WAL-G also relies more on unit tests as opposed to integration tests. WAL-E’s integration tests were often slow and relied upon good network conditions; also, the WAL-E integration tests did not allow for controlled fault injection. By mocking out certain parts of WAL-G, such as uploading to S3, testing potential errors becomes easy and straightforward. WAL-G also comes with a number of bespoke testing utilities, such as a random data generator, to ease future development.
As of now, WAL-G does not support parallel uploads or downloads of WAL files, while WAL-E is able to upload and download several WAL files at once. Parallel uploads/downloads will be implemented in WAL-G in the future. Furthermore, WAL-E was able to use the external program pv
to perform rate limiting for uploads via pipes. A major design goal of WAL-G was to avoid pipelining and the copies required by it. Without pipelining in place, rate limiting will be added separately for WAL-G uploads in the future.

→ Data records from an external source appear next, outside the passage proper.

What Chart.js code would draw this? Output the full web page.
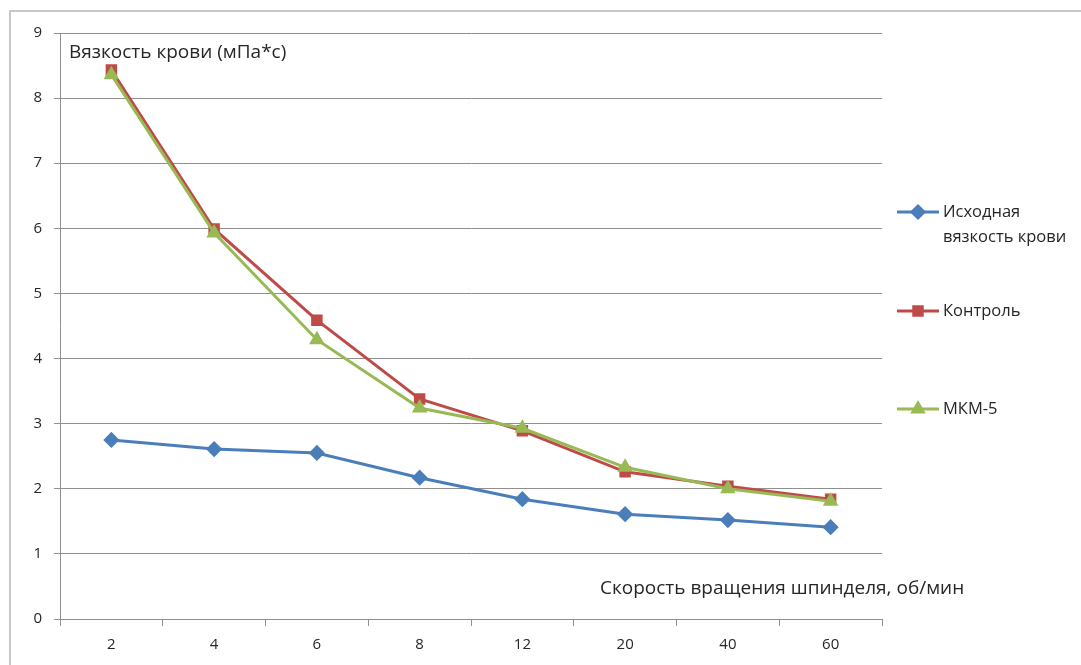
<!DOCTYPE html>
<html>
<head>
<meta charset="utf-8">
<script src="https://cdn.jsdelivr.net/npm/chart.js@4/dist/chart.umd.min.js"></script>
<style>
  html, body { margin: 0; padding: 0; background: #fff; }
  #wrap { width: 1081px; height: 665px; }
</style>
</head>
<body>
<div id="wrap"><canvas id="chart"></canvas></div>
<script>
// spindle speed, rpm
const speeds = ['2', '4', '6', '8', '12', '20', '40', '60'];

const initial = [2.75, 2.61, 2.55, 2.17, 1.84, 1.61, 1.52, 1.41];
const control = [8.43, 5.99, 4.59, 3.38, 2.89, 2.26, 2.04, 1.84];
const mkm5 = [8.36, 5.93, 4.29, 3.24, 2.93, 2.33, 2.00, 1.81];

const seriesNames = [['Исходная', 'вязкость крови'], ['Контроль'], ['МКМ-5']];
const yTicks = [0, 1, 2, 3, 4, 5, 6, 7, 8, 9];

const yTitle = 'Вязкость крови (мПа*с)';
const xTitle = 'Скорость вращения шпинделя, об/мин';

const FONT = '"Open Sans", Lato, sans-serif';
const gridGray = '#8f8f8f';

// frame lines + axis titles + legend (Excel style)
const extras = {
    id: 'extras',
    beforeDraw(chart) {
        const ctx = chart.ctx;
        ctx.save();
        ctx.strokeStyle = '#c8c8c8';
        ctx.lineWidth = 2;
        ctx.beginPath();
        ctx.moveTo(10, chart.height);
        ctx.lineTo(10, 11);
        ctx.lineTo(chart.width, 11);
        ctx.stroke();
        ctx.restore();
    },
    afterDraw(chart) {
        const ctx = chart.ctx;
        const area = chart.chartArea;
        ctx.save();
        ctx.fillStyle = '#262626';
        ctx.font = '19px ' + FONT;
        ctx.textBaseline = 'middle';
        ctx.textAlign = 'left';
        ctx.fillText(yTitle, area.left + 9, 53);
        ctx.fillText(xTitle, 600, 589);

        // legend
        const rows = [212, 311, 409];
        ctx.font = '16.5px ' + FONT;
        chart.data.datasets.forEach(function (ds, i) {
            const y = rows[i];
            const x0 = area.right + 15;
            ctx.strokeStyle = ds.borderColor;
            ctx.lineWidth = 3;
            ctx.beginPath();
            ctx.moveTo(x0, y);
            ctx.lineTo(x0 + 42, y);
            ctx.stroke();
            ctx.fillStyle = ds.borderColor;
            ctx.strokeStyle = ds.borderColor;
            Chart.helpers.drawPoint(ctx, {
                pointStyle: ds.pointStyle,
                radius: ds.pointRadius,
                rotation: 0,
                borderWidth: 1
            }, x0 + 21, y);
            ctx.fillStyle = '#262626';
            seriesNames[i].forEach(function (line, k) {
                ctx.fillText(line, x0 + 46, y + k * 25);
            });
        });
        ctx.restore();
    }
};

new Chart(document.getElementById('chart'), {
    type: 'line',
    data: {
        labels: speeds,
        datasets: [
            {
                label: seriesNames[0].join(' '),
                data: initial,
                borderColor: '#4a7ebb',
                backgroundColor: '#4a7ebb',
                pointStyle: 'rectRot',
                pointRadius: 6,
                borderWidth: 3,
                order: 3
            },
            {
                label: seriesNames[1].join(' '),
                data: control,
                borderColor: '#be4b48',
                backgroundColor: '#be4b48',
                pointStyle: 'rect',
                pointRadius: 6,
                borderWidth: 3,
                order: 2
            },
            {
                label: seriesNames[2].join(' '),
                data: mkm5,
                borderColor: '#98b954',
                backgroundColor: '#98b954',
                pointStyle: 'triangle',
                pointRadius: 6,
                borderWidth: 3,
                order: 1
            }
        ]
    },
    options: {
        responsive: true,
        maintainAspectRatio: false,
        animation: false,
        layout: { padding: { top: 33, right: 199, bottom: 0, left: 0 } },
        plugins: {
            legend: { display: false },
            tooltip: { enabled: false }
        },
        scales: {
            x: {
                offset: true,
                afterFit(scale) { scale.height = 46; },
                grid: {
                    offset: true,
                    drawOnChartArea: false,
                    drawTicks: true,
                    tickLength: 7,
                    color: gridGray
                },
                border: { display: true, color: gridGray, width: 1 },
                ticks: {
                    padding: 10,
                    color: '#262626',
                    font: { family: FONT, size: 15 }
                }
            },
            y: {
                min: 0,
                max: 9,
                afterFit(scale) { scale.width = 60; },
                afterBuildTicks(scale) {
                    scale.ticks = yTicks.map(function (v) { return { value: v }; });
                },
                grid: {
                    color: gridGray,
                    lineWidth: 1,
                    drawTicks: true,
                    tickLength: 6
                },
                border: { display: true, color: gridGray, width: 1 },
                ticks: {
                    padding: 12,
                    color: '#262626',
                    font: { family: FONT, size: 15 }
                }
            }
        }
    },
    plugins: [extras]
});
</script>
</body>
</html>
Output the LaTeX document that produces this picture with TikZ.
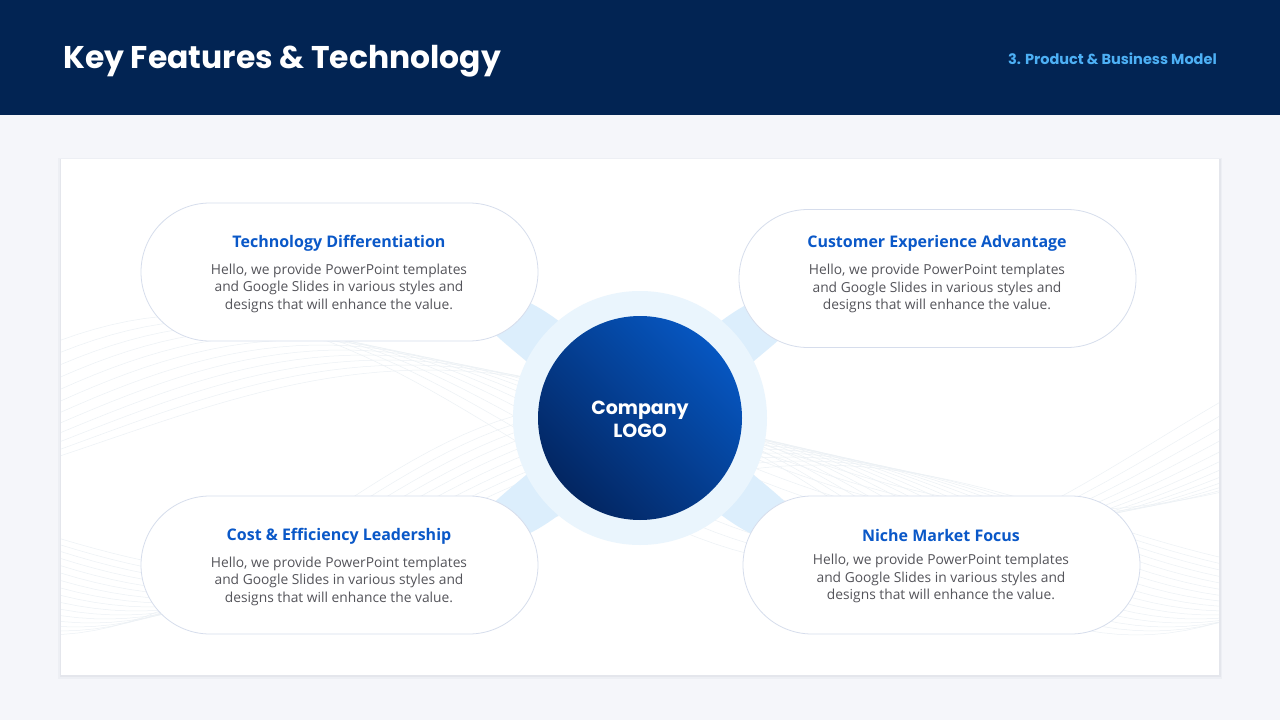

Our team at Citus wants to commend Katie Li—our software engineering intern on the cloud team—for her solid design and implementation work creating WAL-G. About to start her junior year at UC Berkeley as a Computer Science major, Katie has delivered a useful new version of WAL-E for Postgres which benefits not only our Citus customers but the entire Postgres community.
WAL-G is available as open source under the Apache 2.0 license—and (of course) WAL-G can be found on github.